Set exercise: Lift every line from the entries that includes the word "this".

Materials provided:

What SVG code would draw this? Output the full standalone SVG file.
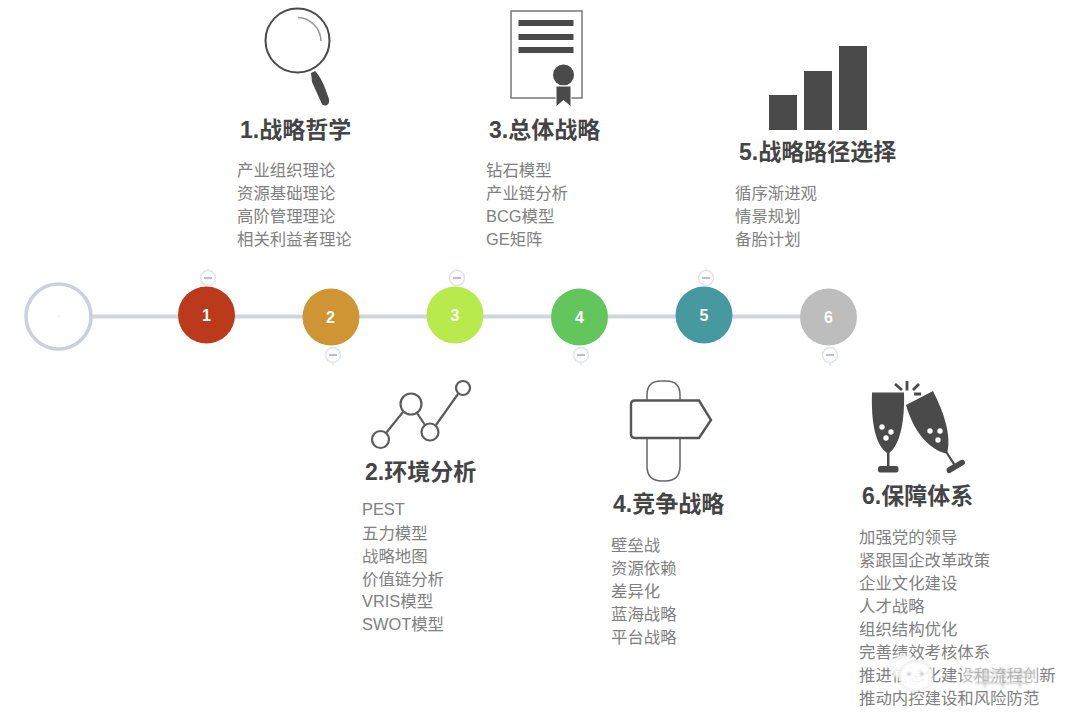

==

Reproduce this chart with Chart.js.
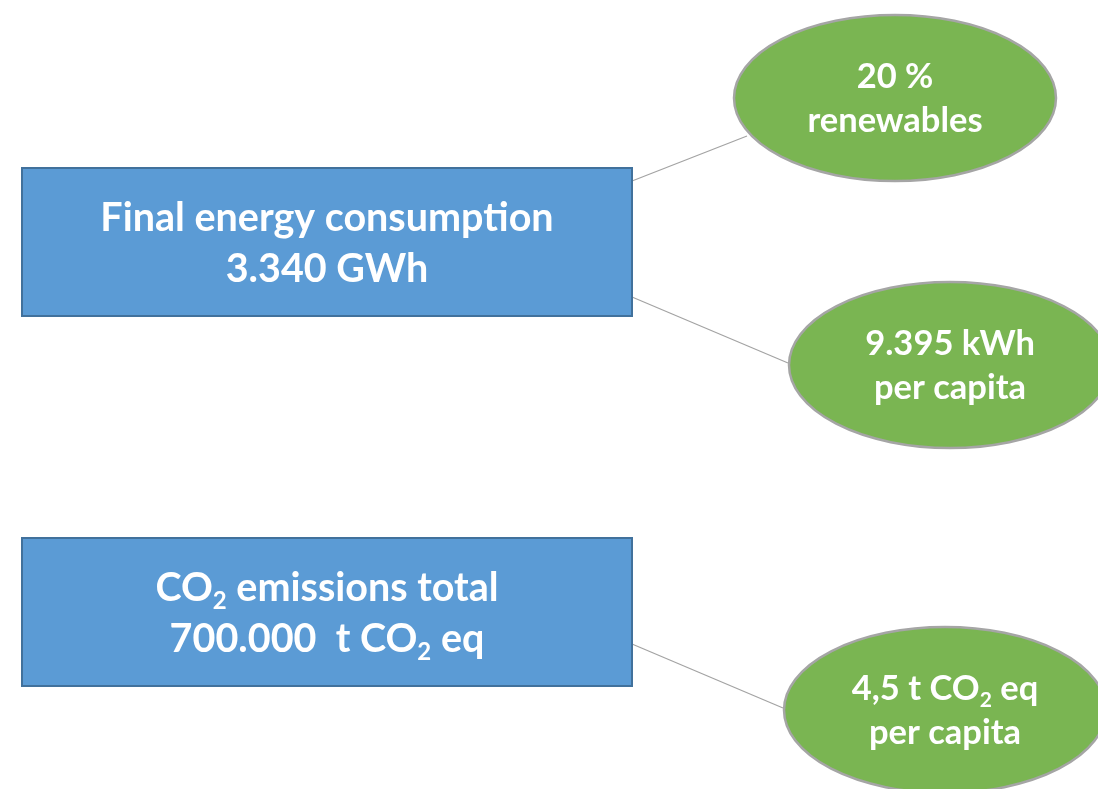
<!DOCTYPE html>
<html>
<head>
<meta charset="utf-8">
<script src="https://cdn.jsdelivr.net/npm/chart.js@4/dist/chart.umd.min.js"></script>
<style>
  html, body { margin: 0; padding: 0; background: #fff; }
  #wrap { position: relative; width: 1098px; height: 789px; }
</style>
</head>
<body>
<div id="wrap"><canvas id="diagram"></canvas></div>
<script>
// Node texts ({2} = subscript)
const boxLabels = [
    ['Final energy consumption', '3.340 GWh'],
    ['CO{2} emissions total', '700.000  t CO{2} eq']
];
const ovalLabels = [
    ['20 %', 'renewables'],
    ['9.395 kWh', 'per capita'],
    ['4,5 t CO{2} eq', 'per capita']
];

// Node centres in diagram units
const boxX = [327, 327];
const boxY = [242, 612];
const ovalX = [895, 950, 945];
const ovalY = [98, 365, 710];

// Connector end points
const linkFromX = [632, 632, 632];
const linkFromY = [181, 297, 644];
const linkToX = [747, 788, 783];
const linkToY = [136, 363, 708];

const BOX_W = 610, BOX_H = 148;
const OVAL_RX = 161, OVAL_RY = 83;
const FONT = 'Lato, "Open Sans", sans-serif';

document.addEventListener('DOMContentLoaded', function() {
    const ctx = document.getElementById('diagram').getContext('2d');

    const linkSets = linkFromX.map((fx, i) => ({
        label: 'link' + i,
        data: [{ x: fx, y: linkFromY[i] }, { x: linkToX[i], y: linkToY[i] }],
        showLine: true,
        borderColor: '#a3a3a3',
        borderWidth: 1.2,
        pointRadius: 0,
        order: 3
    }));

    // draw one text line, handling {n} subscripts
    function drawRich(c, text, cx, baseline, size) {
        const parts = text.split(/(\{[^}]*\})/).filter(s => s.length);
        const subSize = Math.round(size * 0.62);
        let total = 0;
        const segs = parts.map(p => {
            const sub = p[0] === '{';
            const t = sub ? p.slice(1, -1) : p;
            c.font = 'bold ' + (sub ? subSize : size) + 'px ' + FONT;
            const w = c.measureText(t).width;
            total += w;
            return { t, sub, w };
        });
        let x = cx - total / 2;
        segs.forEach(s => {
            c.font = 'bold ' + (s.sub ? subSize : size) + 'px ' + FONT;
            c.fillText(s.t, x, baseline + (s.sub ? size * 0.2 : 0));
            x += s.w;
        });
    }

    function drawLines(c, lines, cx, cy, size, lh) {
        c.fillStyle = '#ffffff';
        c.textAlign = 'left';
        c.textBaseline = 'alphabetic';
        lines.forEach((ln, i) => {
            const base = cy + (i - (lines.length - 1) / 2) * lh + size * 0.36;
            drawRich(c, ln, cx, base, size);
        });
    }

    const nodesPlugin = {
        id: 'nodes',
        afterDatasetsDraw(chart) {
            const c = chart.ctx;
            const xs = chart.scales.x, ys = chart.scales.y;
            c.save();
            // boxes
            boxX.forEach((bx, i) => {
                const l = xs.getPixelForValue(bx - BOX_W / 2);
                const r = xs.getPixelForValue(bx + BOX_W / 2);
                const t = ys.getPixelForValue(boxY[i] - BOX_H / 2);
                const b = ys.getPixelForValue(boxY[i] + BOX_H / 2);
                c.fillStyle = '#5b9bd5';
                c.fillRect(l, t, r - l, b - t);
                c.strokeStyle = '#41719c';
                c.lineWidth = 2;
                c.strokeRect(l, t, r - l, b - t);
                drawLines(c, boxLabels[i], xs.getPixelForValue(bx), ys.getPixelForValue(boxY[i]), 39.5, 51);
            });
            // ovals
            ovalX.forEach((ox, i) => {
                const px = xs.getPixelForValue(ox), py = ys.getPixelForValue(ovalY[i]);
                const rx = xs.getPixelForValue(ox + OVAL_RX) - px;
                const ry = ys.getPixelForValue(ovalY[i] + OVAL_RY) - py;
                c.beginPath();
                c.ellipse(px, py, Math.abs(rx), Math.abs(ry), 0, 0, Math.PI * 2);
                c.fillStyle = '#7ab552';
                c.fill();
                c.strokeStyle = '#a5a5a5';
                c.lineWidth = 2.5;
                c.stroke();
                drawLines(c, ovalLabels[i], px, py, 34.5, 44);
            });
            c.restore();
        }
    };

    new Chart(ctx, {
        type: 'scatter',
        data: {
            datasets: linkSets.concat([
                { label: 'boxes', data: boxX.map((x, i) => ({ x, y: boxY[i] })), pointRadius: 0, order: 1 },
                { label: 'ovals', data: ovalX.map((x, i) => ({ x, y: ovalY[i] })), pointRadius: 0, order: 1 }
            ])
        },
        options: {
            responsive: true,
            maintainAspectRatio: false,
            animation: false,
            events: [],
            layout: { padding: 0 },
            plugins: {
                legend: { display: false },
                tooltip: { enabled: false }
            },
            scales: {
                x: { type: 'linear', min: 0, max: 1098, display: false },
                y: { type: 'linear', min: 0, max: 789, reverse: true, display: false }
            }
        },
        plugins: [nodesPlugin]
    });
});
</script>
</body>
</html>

Exercise solution:
What SVG code would draw this? Output the full standalone SVG file.
Reproduce this chart with Chart.js.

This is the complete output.